- Born: 24 October 1975 (age 50) Delhi, India
- Education: Bachelor's in psychology; Master's in criminology; LLB in forensic science; Diploma in victimology;
- Alma mater: Queen Mary School, Tis Hazari, Delhi University, CCS University
- Occupations: Criminal psychologist, socialist, advocate
- Political party: Bharatiya Janata Party
- Spouse: Amit Kapur
- Children: 2
- Website: www.anujakapur.com

= Anuja Trehan Kapur =

Indian criminal psychologist (born 1975)

Anuja Trehan Kapur (born 24 October 1975) is an Indian criminal psychologist who is also known as a counselor, social activist and advocate.
Editor- Atul Tiwari

==Early life and education==
Born in Delhi India, in a Punjabi family. She went to Queen Mary School in Tis Hazari, Delhi and later earned a bachelor's degree in psychology and master's degree in criminology from Delhi University.

Kapur later completed another course in forensic science from Department of Anthropology, University of Delhi. She holds an International diploma in victimology from The Tokiawa International Victimology Institute, Japan. She also completed her LLB from CCS University.

==Professional career==
After graduating from Delhi University, Kapur joined Delhi Public School as a student counselor. Later, she joined CURES NGO as executive director.

Kapur started sharing theories on various high-profile criminal cases such as Indrani Mukerjea case, the Somnath Bharti case, the Asaram Bapu case, the Sunanda Pushkar, the 2008 Noida double murder case (known as the "Aarushi murder" case), the 2012 Delhi gang rape (known as the "Nirbhaya rape case", and the 2014 Badaun gang rape allegations.

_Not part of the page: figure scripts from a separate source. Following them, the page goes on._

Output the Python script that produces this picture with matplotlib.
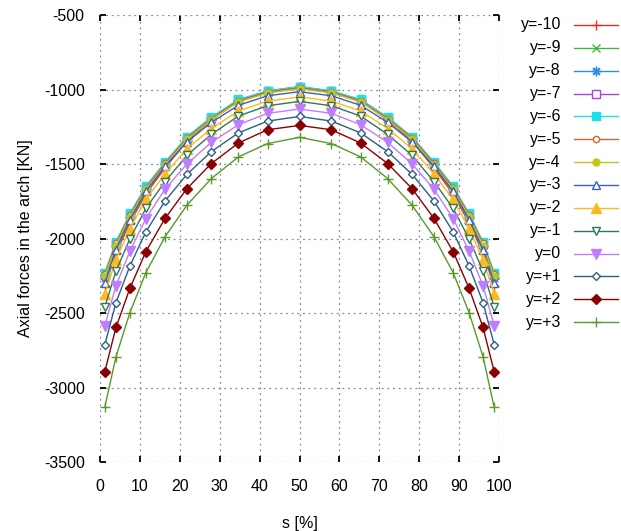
import matplotlib
matplotlib.use('Agg')
import matplotlib.pyplot as plt

plt.rcParams['font.family'] = ['Liberation Sans', 'DejaVu Sans']
plt.rcParams['axes.unicode_minus'] = False

s = [1.2, 4.0, 7.5, 11.5, 16.3, 21.8, 27.9, 34.7, 42.0, 50.0,
     58.0, 65.3, 72.1, 78.2, 83.7, 88.5, 92.5, 96.0, 98.8]

y_m10 = [-2320, -2100, -1895, -1701, -1527, -1345, -1205, -1078, -1016, -985,
         -1016, -1078, -1205, -1345, -1527, -1701, -1895, -2100, -2320]
y_m9 = [-2290, -2075, -1875, -1684, -1515, -1337, -1200, -1076, -1015, -985,
        -1015, -1076, -1200, -1337, -1515, -1684, -1875, -2075, -2290]
y_m8 = [-2265, -2053, -1857, -1670, -1503, -1328, -1194, -1072, -1012, -982,
        -1012, -1072, -1194, -1328, -1503, -1670, -1857, -2053, -2265]
y_m7 = [-2245, -2037, -1843, -1659, -1495, -1323, -1190, -1070, -1011, -982,
        -1011, -1070, -1190, -1323, -1495, -1659, -1843, -2037, -2245]
y_m6 = [-2229, -2023, -1832, -1649, -1487, -1317, -1186, -1067, -1009, -980,
        -1009, -1067, -1186, -1317, -1487, -1649, -1832, -2023, -2229]
y_m5 = [-2240, -2033, -1842, -1659, -1496, -1326, -1195, -1076, -1017, -988,
        -1017, -1076, -1195, -1326, -1496, -1659, -1842, -2033, -2240]
y_m4 = [-2255, -2047, -1854, -1670, -1507, -1335, -1203, -1083, -1024, -995,
        -1024, -1083, -1203, -1335, -1507, -1670, -1854, -2047, -2255]
y_m3 = [-2300, -2075, -1873, -1683, -1516, -1352, -1221, -1106, -1042, -1015,
        -1042, -1106, -1221, -1352, -1516, -1683, -1873, -2075, -2300]
y_m2 = [-2374, -2142, -1934, -1738, -1566, -1397, -1262, -1144, -1078, -1050,
        -1078, -1144, -1262, -1397, -1566, -1738, -1934, -2142, -2374]
y_m1 = [-2460, -2219, -2002, -1798, -1618, -1442, -1301, -1178, -1109, -1080,
        -1109, -1178, -1301, -1442, -1618, -1798, -2002, -2219, -2460]
y_0 = [-2586, -2317, -2084, -1866, -1669, -1499, -1355, -1236, -1160, -1131,
       -1160, -1236, -1355, -1499, -1669, -1866, -2084, -2317, -2586]
y_p1 = [-2713, -2430, -2184, -1955, -1748, -1569, -1417, -1291, -1212, -1181,
        -1212, -1291, -1417, -1569, -1748, -1955, -2184, -2430, -2713]
y_p2 = [-2894, -2597, -2334, -2088, -1865, -1665, -1497, -1359, -1270, -1241,
        -1270, -1359, -1497, -1665, -1865, -2088, -2334, -2597, -2894]
y_p3 = [-3133, -2794, -2497, -2229, -1988, -1776, -1598, -1452, -1363, -1321,
        -1363, -1452, -1598, -1776, -1988, -2229, -2497, -2794, -3133]

labels = ['y=-10', 'y=-9', 'y=-8', 'y=-7', 'y=-6', 'y=-5', 'y=-4', 'y=-3',
          'y=-2', 'y=-1', 'y=0', 'y=+1', 'y=+2', 'y=+3']
series = [y_m10, y_m9, y_m8, y_m7, y_m6, y_m5, y_m4, y_m3, y_m2, y_m1,
          y_0, y_p1, y_p2, y_p3]

x_ticks = [0, 10, 20, 30, 40, 50, 60, 70, 80, 90, 100]
y_ticks = [-3500, -3000, -2500, -2000, -1500, -1000, -500]

colors = ['#e0302a', '#3cb83c', '#2e8fe0', '#b03fd8', '#1fe0e8', '#c8682a',
          '#c4c41a', '#3a5fc0', '#ffb820', '#2e7a55', '#c07cff', '#2d5f8a',
          '#8b0000', '#5a9a2a']
markers = ['+', 'x', (8, 2, 0), 's', 's', 'o', 'o', '^', '^', 'v', 'v',
           'D', 'D', '+']
filled = [True, True, True, False, True, False, True, False, True, False,
          True, False, True, True]
msizes = [7, 6, 7, 6, 6, 4.5, 5, 6, 7, 6, 7, 4.5, 5, 7]

fig = plt.figure(figsize=(6.21, 5.31), dpi=100)
ax = fig.add_axes([100 / 621, 1 - 462 / 531, 399 / 621, 447 / 531])

for ys, lab, c, m, f, ms in zip(series, labels, colors, markers, filled, msizes):
    kw = dict(color=c, lw=1.0, marker=m, markersize=ms, markeredgewidth=1.0)
    if not f:
        kw['markerfacecolor'] = 'white'
    ax.plot(s, ys, label=lab, **kw)

ax.set_xlim(0, 100)
ax.set_ylim(-3500, -500)
ax.set_xticks(x_ticks)
ax.set_yticks(y_ticks)
for sp in ax.spines.values():
    sp.set_visible(False)
ax.grid(True, linestyle=(0, (1.5, 3)), color='#8a8a8a', lw=0.9)
ax.tick_params(direction='in', length=4, width=1.3, top=True, right=True,
               labelsize=11.5, pad=11, colors='black')
ax.tick_params(axis='x', pad=12)
ax.set_xlabel('s [%]', fontsize=11.5, labelpad=16)
ax.set_ylabel('Axial forces in the arch [KN]', fontsize=11.5, labelpad=8)

# legend drawn in a separate axes, gnuplot style (text right-aligned, sample right)
lax = fig.add_axes([0, 0, 1, 1])
lax.set_xlim(0, 621)
lax.set_ylim(531, 0)
lax.axis('off')
for i, (lab, c, m, f, ms) in enumerate(zip(labels, colors, markers, filled, msizes)):
    yy = 25 + i * 22.85
    lax.text(561, yy, lab, ha='right', va='center', fontsize=11.5)
    kw = dict(color=c, lw=1.0)
    lax.plot([574, 618], [yy, yy], **kw)
    mkw = dict(color=c, marker=m, markersize=ms, markeredgewidth=1.0, ls='none')
    if not f:
        mkw['markerfacecolor'] = 'white'
    lax.plot([596], [yy], **mkw)

fig.savefig('out.png', dpi=100)
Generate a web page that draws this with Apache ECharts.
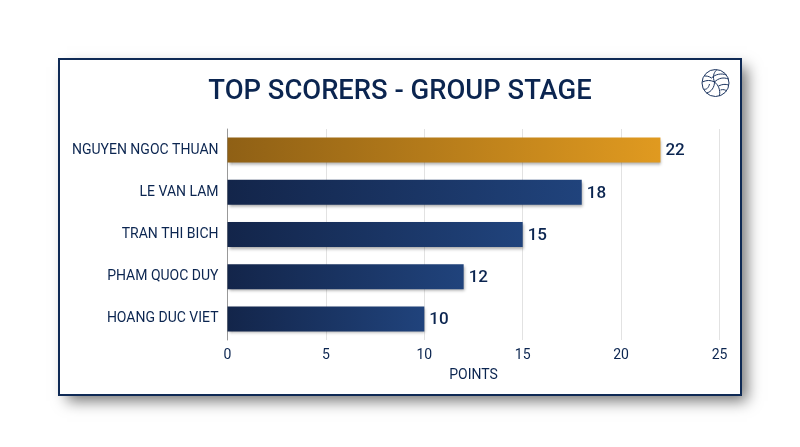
<!DOCTYPE html>
<html>
<head>
<meta charset="utf-8">
<style>
html,body{margin:0;padding:0;background:#fff;}
#show{width:800px;height:447px;}
</style>
<script src="https://cdn.jsdelivr.net/npm/echarts@6/dist/echarts.min.js"></script>
</head>
<body>
<div id="show"></div>
<script>
var players = ['NGUYEN NGOC THUAN', 'LE VAN LAM', 'TRAN THI BICH', 'PHAM QUOC DUY', 'HOANG DUC VIET'];
var points = [22, 18, 15, 12, 10];
var navy = '#0b2550';

function barColor(i) {
    var c = i === 0 ? ['#8f6015', '#e09a20'] : ['#13254a', '#20437c'];
    return new echarts.graphic.LinearGradient(0, 0, 1, 0, [
        {offset: 0, color: c[0]},
        {offset: 1, color: c[1]}
    ]);
}

var barData = [];
for (var i = 0; i < points.length; i++) {
    barData.push({value: points[i], itemStyle: {color: barColor(i)}});
}

// seams of the ball icon
function seam(x1, y1, cpx1, cpy1, cpx2, cpy2, x2, y2) {
    return {
        type: 'bezierCurve',
        shape: {x1: x1, y1: y1, cpx1: cpx1, cpy1: cpy1, cpx2: cpx2, cpy2: cpy2, x2: x2, y2: y2},
        style: {fill: 'none', stroke: '#1c3560', lineWidth: 1}
    };
}

var myChart = echarts.init(document.getElementById('show'));
var option = {
    animation: false,
    backgroundColor: '#fff',
    title: {
        text: 'TOP SCORERS - GROUP STAGE',
        left: 'center',
        top: 74,
        textStyle: {fontFamily: 'Roboto', fontSize: 27.4, fontWeight: 500, color: navy}
    },
    grid: {left: 227.5, right: 80.5, top: 129, height: 211},
    xAxis: {
        type: 'value',
        min: 0,
        max: 25,
        interval: 5,
        name: 'POINTS',
        nameLocation: 'middle',
        nameGap: 28,
        nameTextStyle: {fontFamily: 'Roboto', fontSize: 14, color: navy},
        axisLine: {show: false},
        axisTick: {show: false},
        axisLabel: {fontFamily: 'Roboto', fontSize: 14, color: navy, margin: 8},
        splitLine: {lineStyle: {color: '#e2e2e2', width: 1}}
    },
    yAxis: {
        type: 'category',
        inverse: true,
        data: players,
        axisLine: {lineStyle: {color: '#999', width: 1}},
        axisTick: {show: false},
        axisLabel: {fontFamily: 'Roboto', fontSize: 14, color: navy, margin: 9, padding: [2, 0, 0, 0]}
    },
    series: [
        {
            type: 'bar',
            data: barData,
            barWidth: 25,
            z: 3,
            itemStyle: {shadowColor: 'rgba(0,0,0,0.35)', shadowBlur: 3, shadowOffsetX: 1, shadowOffsetY: 2},
            label: {
                show: true,
                position: 'right',
                distance: 5,
                offset: [0, 1],
                fontFamily: 'Roboto',
                fontSize: 17,
                fontWeight: 500,
                color: navy
            }
        }
    ],
    graphic: [
        {
            type: 'rect',
            z: -11,
            silent: true,
            shape: {x: 60, y: 60, width: 680, height: 334},
            style: {
                fill: '#fff',
                shadowColor: 'rgba(0,0,0,0.55)',
                shadowBlur: 14,
                shadowOffsetX: 7,
                shadowOffsetY: 7
            }
        },
        {
            type: 'rect',
            z: -10,
            silent: true,
            shape: {x: 59, y: 59, width: 682, height: 336},
            style: {fill: 'none', stroke: '#0f2a55', lineWidth: 2}
        },
        {
            type: 'group',
            x: 715.5,
            y: 83,
            silent: true,
            children: [
                {type: 'circle', shape: {cx: 0, cy: 0, r: 13.5}, style: {fill: '#fff', stroke: '#1c3560', lineWidth: 1}},
                // top band, sweeping from the junction to the upper right
                seam(-1, -1, -3, -6, -2, -10, 1, -13),
                seam(-1, -1, 3, -5, 8, -6, 13, -4),
                seam(-4, -5, 0, -9, 6, -10, 11, -8),
                // left band
                seam(-1, -1, -5, -3, -9, -3, -13, -1),
                seam(-4, -5, -7, -7, -9, -7, -11, -7),
                seam(-1, -1, -1, 4, -4, 9, -9, 10),
                seam(-6, 1, -7, 5, -9, 7, -12, 6),
                // bottom right band
                seam(-1, -1, 3, 2, 5, 7, 4, 13),
                seam(3, 3, 7, 1, 10, 1, 13, 2),
                seam(5, 7, 8, 6, 10, 7, 11, 8)
            ]
        }
    ]
};
myChart.setOption(option);
</script>
</body>
</html>
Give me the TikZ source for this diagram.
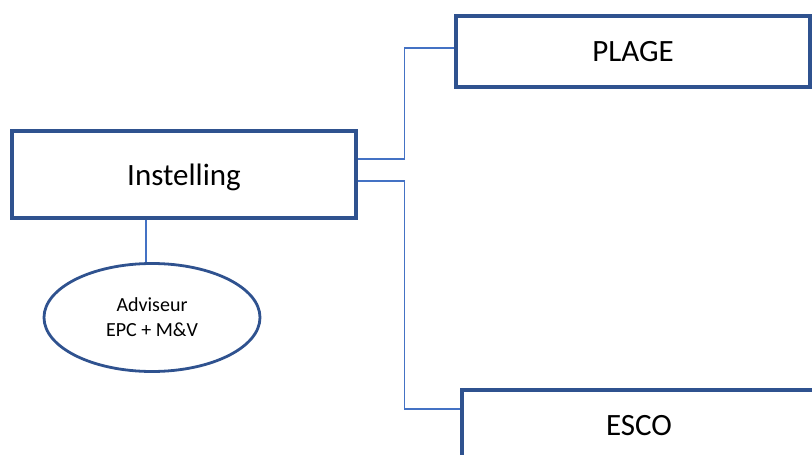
\documentclass[tikz,border=0pt]{standalone}
\usepackage{fontspec}
\setmainfont{Carlito}
\usepackage{xcolor}
\usetikzlibrary{shapes.geometric}
\definecolor{boxblue}{HTML}{2F528F}
\definecolor{lineblue}{HTML}{4472C4}
\tikzstyle{entity} = [rectangle, draw=boxblue, line width=3.4pt, fill=white, text=black, text depth=0pt, font=\fontsize{31}{37}\selectfont]
\tikzstyle{party} = [ellipse, draw=boxblue, line width=2.8pt, fill=white, align=center, font=\fontsize{20}{25}\selectfont]
\tikzstyle{link} = [draw=lineblue, line width=1.1pt]

\begin{document}
\begin{tikzpicture}[x=1pt, y=-1pt]
    \clip (0,0) rectangle (812,455);
    \useasboundingbox (0,0) rectangle (812,455);

    % Blokken
    \node (inst) [entity, minimum width=344pt, minimum height=87pt] at (184,174.5) {Instelling};
    \node (plage) [entity, minimum width=354pt, minimum height=71pt] at (633,51.5) {PLAGE};
    \node (esco) [entity, minimum width=354pt, minimum height=71pt] at (639,425.5) {ESCO};
    \node (adv) [party, minimum width=216pt, minimum height=108pt] at (152,317.5) {Adviseur\\EPC + M\&V};

    % Verbindingen
    \draw [link] ([yshift=15.5pt]inst.east) -- ++(47,0) |- ([yshift=3.5pt]plage.west);
    \draw [link] ([yshift=-6.5pt]inst.east) -- ++(47,0) |- ([yshift=16.5pt]esco.west);
    \draw [link] ([xshift=-38pt]inst.south) -- ([xshift=-38pt]inst.south |- adv.north);

\end{tikzpicture}
\end{document}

As a psychologist she shares input on various psychological and mental issues related to abnormal behavior, suicide, child psychology, divorce, bullying, remarriage and its effects on children, social media and networking, and relationship issues.

Kapur founded a non-governmental organization named Nirbhiya Ek Shakti, which is the Center for Victim Assistance. She spent one day in Sheroes Cafe for the purpose of giving counseling to the victims in Agra. Under the Operation Nirbheek she did counseling for various government students in municipal and private schools on. She also raises her voice for acid attack victims.

Kapur attended the 15th International Symposium, which was organized by WSV, Victim Support Australia, Angelhands and the Australian Institute of Criminology.

In March 2017, Kapur defended the case of a 24-year-old Delhi based model girl and a 16-year-old Nepalese girl who were allegedly raped and then forced into prostitution.

In April 2017, Kapur spoke with India Today Education on different levels of depression and how to tackle them.

==Awards and recognition==
- Indian Icon Awards by Time India News, 2015
- India Excellence Awards by Time India News, 2016
- 2016 - KAF Business and Entertainment Global Award in the Best Criminal Psychologist category
- 2016 - Best Criminal Psychologist Award at the Women Excellence Achiever's Award (WEAA) held in Jaipur by Harish Soni
- Appointed as the Special Police Officer for Delhi Police, North West Delhi, 2016

==Personal life==
Kapur resides in Delhi and she is married to Amit Kapur, a businessman from Delhi. They have two sons.